Supplied information:
--*--
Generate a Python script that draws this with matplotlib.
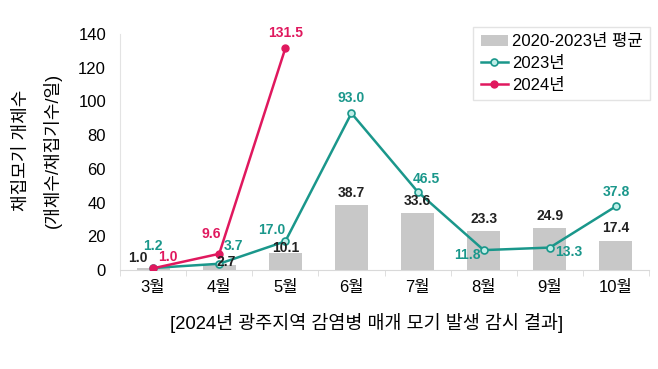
import numpy as np
import matplotlib.pyplot as plt

plt.rcParams['font.family'] = ['Liberation Sans', 'Noto Sans CJK KR', 'DejaVu Sans']

months = ['3월', '4월', '5월', '6월', '7월', '8월', '9월', '10월']
avg_2020_2023 = [1.0, 2.7, 10.1, 38.7, 33.6, 23.3, 24.9, 17.4]
y2023 = [1.2, 3.7, 17.0, 93.0, 46.5, 11.8, 13.3, 37.8]
y2024 = [1.0, 9.6, 131.5]

# label offsets in pixels (dx, dy)
off_avg = [(-15, 10), (7, 3), (0, 5), (0, 12), (0, 12), (0, 12), (0, 12), (0, 13)]
off_23 = [(0, 22), (14, 18), (-14, 11), (0, 15), (9, 13), (-16, -5), (19, -4), (0, 14)]
off_24 = [(15, 11), (-8, 20), (0, 15)]

teal = '#1a978b'
pink = '#e0185e'

fig = plt.figure(figsize=(6.58, 3.69), dpi=100)
ax = fig.add_axes([120/658, 99/369, 529/658, 236/369])

x = np.arange(len(months))
ax.bar(x, avg_2020_2023, width=0.5, color='#c8c8c8', label='2020-2023년 평균', zorder=1)
ax.plot(x, y2023, '-o', color=teal, lw=1.8, ms=5, mfc='#bfeee8', mec=teal, mew=1.2,
        label='2023년', zorder=3)
ax.plot(x[:len(y2024)], y2024, '-o', color=pink, lw=1.8, ms=5, mfc=pink, mec=pink,
        label='2024년', zorder=4)

for i, v in enumerate(avg_2020_2023):
    ax.annotate(f'{v:.1f}', (x[i], v), xytext=off_avg[i], textcoords='offset pixels',
                ha='center', va='center', fontsize=10, fontweight='bold', color='#222222', zorder=5)
for i, v in enumerate(y2023):
    ax.annotate(f'{v:.1f}', (x[i], v), xytext=off_23[i], textcoords='offset pixels',
                ha='center', va='center', fontsize=10, fontweight='bold', color=teal, zorder=5)
for i, v in enumerate(y2024):
    ax.annotate(f'{v:.1f}', (x[i], v), xytext=off_24[i], textcoords='offset pixels',
                ha='center', va='center', fontsize=10, fontweight='bold', color=pink, zorder=5)

ax.set_xlim(-0.5, len(months) - 0.5)
ax.set_ylim(0, 140)
ax.set_yticks(range(0, 141, 20))
ax.set_xticks(x)
ax.set_xticklabels(months)
ax.set_xticks(np.arange(-0.5, len(months)), minor=True)
ax.tick_params(axis='x', which='major', length=0, pad=7, labelsize=12)
ax.tick_params(axis='x', which='minor', length=4, color='#d9d9d9', direction='out')
ax.tick_params(axis='y', length=0, pad=10, labelsize=12)
for s in ['top', 'right']:
    ax.spines[s].set_visible(False)
ax.spines['left'].set_color('#e3e3e3')
ax.spines['bottom'].set_color('#d9d9d9')

fig.text(21/658, 1 - 150/369, '채집모기 개체수', rotation=90, ha='center', va='center', fontsize=13)
fig.text(52/658, 1 - 150/369, '(개체수/채집기수/일)', rotation=90, ha='center', va='center', fontsize=13)
fig.text(367/658, 1 - 323/369, '[2024년 광주지역 감염병 매개 모기 발생 감시 결과]',
         ha='center', va='center', fontsize=13.3)

handles, labels = ax.get_legend_handles_labels()
order = [2, 0, 1]
leg = ax.legend([handles[i] for i in order], [labels[i] for i in order],
                loc='upper right', bbox_to_anchor=(1.002, 1.03), fontsize=12, frameon=True,
                fancybox=False, edgecolor='#dddddd', handlelength=1.6, handletextpad=0.25,
                borderpad=0.45, labelspacing=0.4, borderaxespad=0)
leg.get_frame().set_linewidth(1.0)

fig.savefig('out.png', dpi=100)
--*--
Requirement: Quote, please, every line of the material above from its start through the line that has "label='2024년', zorder=4)", reproducing the words exactly and dropping any images.

Result of the task:
Generate a Python script that draws this with matplotlib.
import numpy as np
import matplotlib.pyplot as plt

plt.rcParams['font.family'] = ['Liberation Sans', 'Noto Sans CJK KR', 'DejaVu Sans']

months = ['3월', '4월', '5월', '6월', '7월', '8월', '9월', '10월']
avg_2020_2023 = [1.0, 2.7, 10.1, 38.7, 33.6, 23.3, 24.9, 17.4]
y2023 = [1.2, 3.7, 17.0, 93.0, 46.5, 11.8, 13.3, 37.8]
y2024 = [1.0, 9.6, 131.5]

# label offsets in pixels (dx, dy)
off_avg = [(-15, 10), (7, 3), (0, 5), (0, 12), (0, 12), (0, 12), (0, 12), (0, 13)]
off_23 = [(0, 22), (14, 18), (-14, 11), (0, 15), (9, 13), (-16, -5), (19, -4), (0, 14)]
off_24 = [(15, 11), (-8, 20), (0, 15)]

teal = '#1a978b'
pink = '#e0185e'

fig = plt.figure(figsize=(6.58, 3.69), dpi=100)
ax = fig.add_axes([120/658, 99/369, 529/658, 236/369])

x = np.arange(len(months))
ax.bar(x, avg_2020_2023, width=0.5, color='#c8c8c8', label='2020-2023년 평균', zorder=1)
ax.plot(x, y2023, '-o', color=teal, lw=1.8, ms=5, mfc='#bfeee8', mec=teal, mew=1.2,
        label='2023년', zorder=3)
ax.plot(x[:len(y2024)], y2024, '-o', color=pink, lw=1.8, ms=5, mfc=pink, mec=pink,
        label='2024년', zorder=4)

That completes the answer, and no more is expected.